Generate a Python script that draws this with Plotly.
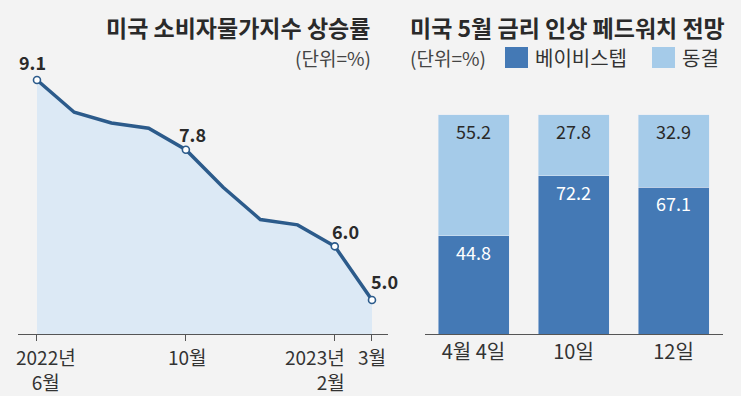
import plotly.graph_objects as go

# ---- data ----
months = ["2022-06", "2022-07", "2022-08", "2022-09", "2022-10",
          "2022-11", "2022-12", "2023-01", "2023-02", "2023-03"]
cpi = [9.1, 8.5, 8.3, 8.2, 7.8, 7.1, 6.5, 6.4, 6.0, 5.0]
labeled_idx = [0, 4, 8, 9]
month_ticks = [0, 4, 8, 9]
month_tick_text = ["2022년<br>6월", "10월", "2023년<br>2월", "3월"]

dates = ["4월 4일", "10일", "12일"]
baby_step = [44.8, 72.2, 67.1]
freeze = [55.2, 27.8, 32.9]

W, H = 741, 396
BG = "#f3f3f3"
LINE = "#2c5b8b"
FILL = "#dce9f5"
DARK = "#4479b5"
LIGHT = "#a5cbe9"
TXT = "#2a2a2a"
FONT = "Liberation Sans Narrow, Noto Sans CJK KR, sans-serif"
KFONT = "Noto Sans CJK KR, sans-serif"

xs = list(range(len(cpi)))

fig = go.Figure()
fig.add_trace(go.Scatter(
    x=xs, y=cpi, mode="lines", fill="tozeroy", fillcolor=FILL,
    line=dict(color=LINE, width=3.5), hoverinfo="skip", showlegend=False,
    xaxis="x", yaxis="y"))
fig.add_trace(go.Scatter(
    x=[xs[i] for i in labeled_idx], y=[cpi[i] for i in labeled_idx],
    mode="markers",
    marker=dict(size=7, color="white", line=dict(color=LINE, width=1.6)),
    showlegend=False, xaxis="x", yaxis="y"))

fig.add_trace(go.Bar(
    x=dates, y=baby_step, marker_color=DARK, width=0.71,
    text=[f"{v:.1f}" for v in baby_step], textposition="inside",
    insidetextanchor="end", textangle=0,
    textfont=dict(color="white", size=18, family=FONT),
    showlegend=False, xaxis="x2", yaxis="y2"))
fig.add_trace(go.Bar(
    x=dates, y=freeze, marker_color=LIGHT, width=0.71,
    text=[f"{v:.1f}" for v in freeze], textposition="inside",
    insidetextanchor="end", textangle=0,
    textfont=dict(color=TXT, size=18, family=FONT),
    showlegend=False, xaxis="x2", yaxis="y2"))

ydom = [62 / H, 1 - 60 / H]

annotations = []
offsets = {0: (-4, 18), 4: (7, 16), 8: (11, 15), 9: (13, 19)}
for i in labeled_idx:
    dx, dy = offsets[i]
    annotations.append(dict(
        x=xs[i], y=cpi[i], xref="x", yref="y", text=f"<b>{cpi[i]:.1f}</b>",
        showarrow=False, xshift=dx, yshift=dy,
        font=dict(size=18, color=TXT, family=FONT)))

# month tick labels (positioned like the reference, slightly off-centre)
tick_shift = {0: 9, 4: 2, 8: -20, 9: 0}
tick_align = {0: "center", 4: "center", 8: "right", 9: "center"}
for tv, tt in zip(month_ticks, month_tick_text):
    annotations.append(dict(
        x=tv, y=1 - 341 / H, xref="x", yref="paper", text=tt,
        showarrow=False, xshift=tick_shift[tv], xanchor="center",
        yanchor="top", align=tick_align[tv],
        font=dict(size=19, color="#333", family=FONT)))

annotations += [
    dict(x=372 / W, y=1 - 27 / H, xref="paper", yref="paper", xanchor="right",
         yanchor="middle", showarrow=False,
         text="<b>미국 소비자물가지수 상승률</b>",
         font=dict(size=23, color=TXT, family=KFONT)),
    dict(x=373 / W, y=1 - 58 / H, xref="paper", yref="paper", xanchor="right",
         yanchor="middle", showarrow=False, text="(단위=%)",
         font=dict(size=19, color="#444", family=KFONT)),
    dict(x=408 / W, y=1 - 27 / H, xref="paper", yref="paper", xanchor="left",
         yanchor="middle", showarrow=False,
         text="<b>미국 5월 금리 인상 페드워치 전망</b>",
         font=dict(size=23, color=TXT, family=KFONT)),
    dict(x=408 / W, y=1 - 58 / H, xref="paper", yref="paper", xanchor="left",
         yanchor="middle", showarrow=False, text="(단위=%)",
         font=dict(size=19, color="#444", family=KFONT)),
    dict(x=533 / W, y=1 - 58 / H, xref="paper", yref="paper", xanchor="left",
         yanchor="middle", showarrow=False, text="베이비스텝",
         font=dict(size=20, color="#333", family=KFONT)),
    dict(x=680 / W, y=1 - 58 / H, xref="paper", yref="paper", xanchor="left",
         yanchor="middle", showarrow=False, text="동결",
         font=dict(size=20, color="#333", family=KFONT)),
]

shapes = [
    dict(type="rect", xref="paper", yref="paper",
         x0=505 / W, x1=528 / W, y0=1 - 68 / H, y1=1 - 47 / H,
         fillcolor=DARK, line=dict(width=0)),
    dict(type="rect", xref="paper", yref="paper",
         x0=652 / W, x1=675 / W, y0=1 - 68 / H, y1=1 - 47 / H,
         fillcolor=LIGHT, line=dict(width=0)),
]

fig.update_layout(
    width=W, height=H, margin=dict(l=0, r=0, t=0, b=0),
    paper_bgcolor=BG, plot_bgcolor="rgba(0,0,0,0)",
    barmode="stack", bargap=0.29,
    font=dict(family=FONT, color=TXT),
    annotations=annotations, shapes=shapes,
    xaxis=dict(domain=[18 / W, 388 / W], range=[-0.51, 9.43],
               tickmode="array", tickvals=month_ticks,
               ticktext=[""] * len(month_ticks),
               tickangle=0, automargin=False,
               ticks="outside", ticklen=6, tickcolor="#555",
               showline=True, linecolor="#555", linewidth=1.2,
               showgrid=False, zeroline=False),
    yaxis=dict(domain=ydom, range=[4.366, 9.473], visible=False,
               showgrid=False, zeroline=False),
    xaxis2=dict(domain=[425 / W, 723 / W], range=[-0.485, 2.495],
                anchor="y2", showline=True, linecolor="#555", linewidth=1.2,
                tickangle=0, automargin=False,
                ticks="", showgrid=False, zeroline=False,
                tickfont=dict(size=20, color="#333", family=FONT)),
    yaxis2=dict(domain=ydom, range=[0, 125.1], anchor="x2", visible=False,
                showgrid=False, zeroline=False),
)

fig.write_html(
    "out.html",
    config={"displayModeBar": False},
    post_script="document.body.style.margin='0';"
                "document.body.style.background='#f3f3f3';")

**The task:** Take the material above from its first line through the line holding "import plotly.graph_objects as go" and set it down exactly, without the pictures.

**Response to this exercise:**
Generate a Python script that draws this with Plotly.
import plotly.graph_objects as go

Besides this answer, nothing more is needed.